The methods based on NNs have played a distinguished role in the development of MEMS sensors. As for the structural design, NN models have effectively described the relationship between structural parameters and device performance, enabling the optimization of key size parameters. Furthermore, some improved models, e.g., tandem networks, have been used to achieve viable structural generators. The device fabrication has also received certain assistance in material assessment and defect detection. When processing sensor outputs, neural networks have demonstrated their significant advantages. The BPNN can accurately recognize the patterns of temperature impact and compensate for the resulting drifts in bias and scale factor. The LSTM can even perform temperature compensation without the information from the temperature sensor.
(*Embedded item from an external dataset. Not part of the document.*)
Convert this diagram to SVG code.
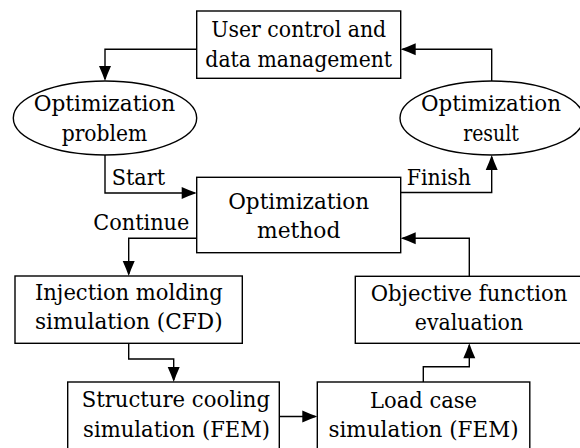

With appropriate data processing, NN models can calibrate the detection characteristics of various sensors to establish stable input–output relationships or identify the characteristics of MUTs. Obviously, neural network methods have brought about great innovation and a high tempo for the development of MEMS sensors. However, current research still faces challenges in comprehensive design capability, dataset generation, universal evaluation, and generalization, and continued efforts are needed to make NNs a more powerful game changer in the development of MEMS sensors.